The way the politics in our country is structured, a politician of a particular race would address an audience of the same race. Except for when elections are near, politicians hardly step outside of this comfort zone.

So when I saw an advertisement on TV today, showing that Prime Minister Najib Tun Razak would be appearing on ntv7 for an interview session with two of the station’s top Mandarin newscasters/emcees, it immediately piqued my interest.

A few weeks ago, Najib had also went live on a Chinese language radio station, 988, addressing issues and questions that the deejays had collected from their listeners throughout the week.

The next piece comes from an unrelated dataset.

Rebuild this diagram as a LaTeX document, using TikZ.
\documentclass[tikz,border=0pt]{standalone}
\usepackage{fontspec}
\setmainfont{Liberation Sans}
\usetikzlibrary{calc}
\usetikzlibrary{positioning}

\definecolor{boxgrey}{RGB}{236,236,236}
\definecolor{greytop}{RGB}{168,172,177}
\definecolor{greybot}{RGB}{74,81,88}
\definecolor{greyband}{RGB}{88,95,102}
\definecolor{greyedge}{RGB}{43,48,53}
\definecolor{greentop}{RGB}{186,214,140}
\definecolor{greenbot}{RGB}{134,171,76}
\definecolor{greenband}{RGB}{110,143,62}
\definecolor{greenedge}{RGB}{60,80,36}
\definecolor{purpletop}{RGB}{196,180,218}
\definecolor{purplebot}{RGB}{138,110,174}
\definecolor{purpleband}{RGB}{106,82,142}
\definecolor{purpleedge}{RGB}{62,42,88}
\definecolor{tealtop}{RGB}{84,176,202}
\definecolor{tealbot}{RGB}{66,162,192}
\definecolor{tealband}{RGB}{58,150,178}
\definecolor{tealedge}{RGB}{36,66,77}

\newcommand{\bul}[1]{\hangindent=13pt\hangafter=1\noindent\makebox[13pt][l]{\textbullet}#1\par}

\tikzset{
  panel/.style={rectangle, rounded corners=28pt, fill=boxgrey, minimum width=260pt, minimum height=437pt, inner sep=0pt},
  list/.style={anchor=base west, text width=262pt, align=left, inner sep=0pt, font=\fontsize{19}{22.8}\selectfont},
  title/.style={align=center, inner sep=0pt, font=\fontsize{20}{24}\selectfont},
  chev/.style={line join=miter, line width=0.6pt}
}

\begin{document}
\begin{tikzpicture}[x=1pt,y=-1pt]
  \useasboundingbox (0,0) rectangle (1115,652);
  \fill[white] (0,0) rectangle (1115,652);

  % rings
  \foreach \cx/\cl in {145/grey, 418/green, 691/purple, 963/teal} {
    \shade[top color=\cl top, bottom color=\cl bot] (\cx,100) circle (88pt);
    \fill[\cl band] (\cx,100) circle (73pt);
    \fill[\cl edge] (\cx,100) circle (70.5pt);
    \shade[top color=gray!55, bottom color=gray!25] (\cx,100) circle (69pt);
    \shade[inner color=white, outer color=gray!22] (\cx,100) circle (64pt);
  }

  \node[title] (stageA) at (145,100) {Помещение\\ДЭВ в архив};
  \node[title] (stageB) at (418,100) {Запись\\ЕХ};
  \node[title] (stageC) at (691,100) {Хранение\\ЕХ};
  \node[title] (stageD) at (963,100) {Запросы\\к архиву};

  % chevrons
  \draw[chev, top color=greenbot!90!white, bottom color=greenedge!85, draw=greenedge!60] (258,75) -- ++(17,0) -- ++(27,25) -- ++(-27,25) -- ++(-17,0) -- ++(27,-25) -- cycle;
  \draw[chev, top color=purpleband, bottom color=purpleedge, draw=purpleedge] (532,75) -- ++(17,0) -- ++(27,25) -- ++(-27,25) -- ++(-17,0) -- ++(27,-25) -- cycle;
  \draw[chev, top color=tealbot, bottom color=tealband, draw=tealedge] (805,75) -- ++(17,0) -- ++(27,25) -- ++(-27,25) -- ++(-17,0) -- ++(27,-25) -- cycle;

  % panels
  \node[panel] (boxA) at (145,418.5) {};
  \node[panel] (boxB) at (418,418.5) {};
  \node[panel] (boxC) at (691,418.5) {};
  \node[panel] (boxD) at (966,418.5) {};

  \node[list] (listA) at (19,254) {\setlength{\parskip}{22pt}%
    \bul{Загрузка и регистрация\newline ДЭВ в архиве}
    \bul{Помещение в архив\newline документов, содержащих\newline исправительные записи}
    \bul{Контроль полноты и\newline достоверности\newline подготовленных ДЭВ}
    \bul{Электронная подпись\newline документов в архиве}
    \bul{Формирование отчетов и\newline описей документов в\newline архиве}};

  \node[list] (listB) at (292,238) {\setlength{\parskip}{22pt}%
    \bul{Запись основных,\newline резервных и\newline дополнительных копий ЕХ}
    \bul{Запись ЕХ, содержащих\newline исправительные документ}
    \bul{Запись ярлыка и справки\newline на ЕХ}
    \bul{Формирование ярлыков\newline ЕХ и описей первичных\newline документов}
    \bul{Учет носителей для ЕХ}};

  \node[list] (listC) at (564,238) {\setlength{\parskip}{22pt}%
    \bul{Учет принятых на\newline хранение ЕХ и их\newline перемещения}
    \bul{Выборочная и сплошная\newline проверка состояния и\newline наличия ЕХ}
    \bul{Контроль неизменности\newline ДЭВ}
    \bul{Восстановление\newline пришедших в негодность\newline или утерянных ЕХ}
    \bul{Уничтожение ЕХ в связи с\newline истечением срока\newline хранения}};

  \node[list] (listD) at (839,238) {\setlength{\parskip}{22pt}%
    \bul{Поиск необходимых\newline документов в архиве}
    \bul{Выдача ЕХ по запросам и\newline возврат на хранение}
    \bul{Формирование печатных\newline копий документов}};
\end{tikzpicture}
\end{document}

That session was a little awkward, given that the deejays themselves weren’t very well-versed in English, and the time spent on translating the questions and answers from English back into Cantonese.

However, that radio interview session was an eye-opener, because as far as I can remember, we’ve never had something like this on Chinese language radio stations before. 988 is known for addressing national politics, more than most other Chinese language radio stations, and so they have invited quite a few political figures on air before. But definitely not someone as high profile as the Prime Minister of the country.

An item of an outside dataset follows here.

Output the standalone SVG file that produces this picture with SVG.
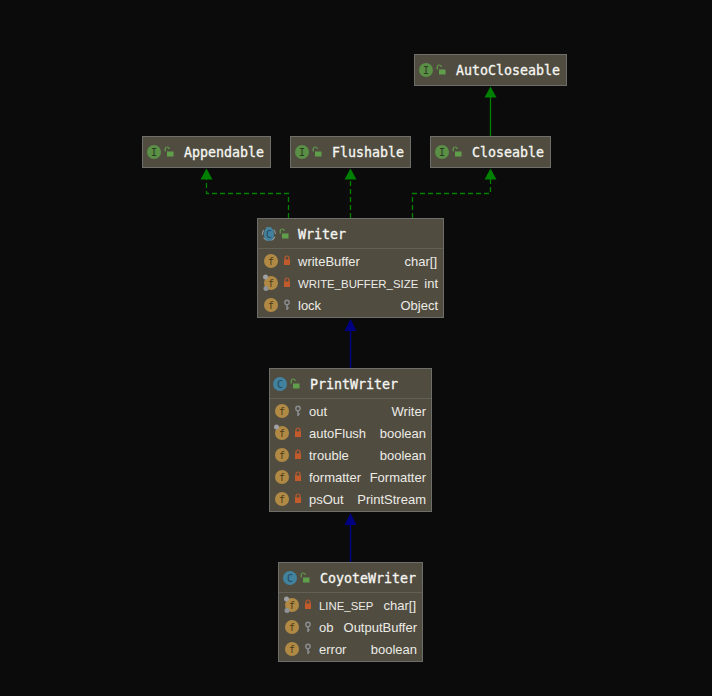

Turning back to this live TV interview, I must say that I was pleasantly surprised at how much they managed to squeeze out of the one and a half hour session. The interviewers were very experienced, and most of the interview was very well-conducted. They even managed to include video snippets of candid interviews with the people on the ground, which was quite all-rounded, and covered a lot of the main concerns of the general public.

Halfway through the interview, my friend mentioned in passing, “Ah, all this is a lie. I’m sure that the TV station would have sent him a list of the questions they would be asking. So right now, he’s basically just reading from a prepared answer sheet.” Which could, for all we know, be true. And honestly, what’s stopping them from doing so?

Of course, idealistic as we all are, we’d love to hear the Prime Minister answer questions as they come, and not be so prepared for them already that he sounds almost like a machine. We’d love to hear what he really thinks, what he really has to say, and not what his advisors and strategists think is the best thing to tell us. We’d love to have a candid session with him, the same way the candid interviews were carried out on the streets.

The interview wasn’t a perfect one. Though the hosts managed to get quite a good number of questions and issues in, most of the answers sounded like a pre-emptive attempt to pull in votes for the upcoming general elections, that most people are speculating will be held in June. It sounded like a rehearsed advertisement for Barisan Nasional.

Still, one can’t say that Najib failed completely at the end. Because say what we will, this was advertised as the first time our Prime Minister has appeared on Chinese airwaves. And at such a sensitive period, something like this can be very important. It can be used as an indication that perhaps this Prime Minister is truly more in touch with the Chinese community compared to his predecessors.

It could still be too little, too late. Too much damage has been done, too much Chinese trust has been lost. If the video snippets are any indication, many think Najib might be a good man in the wrong government. But is he a good enough man whom they are willing to trust and vote for, given the type of political party he leads?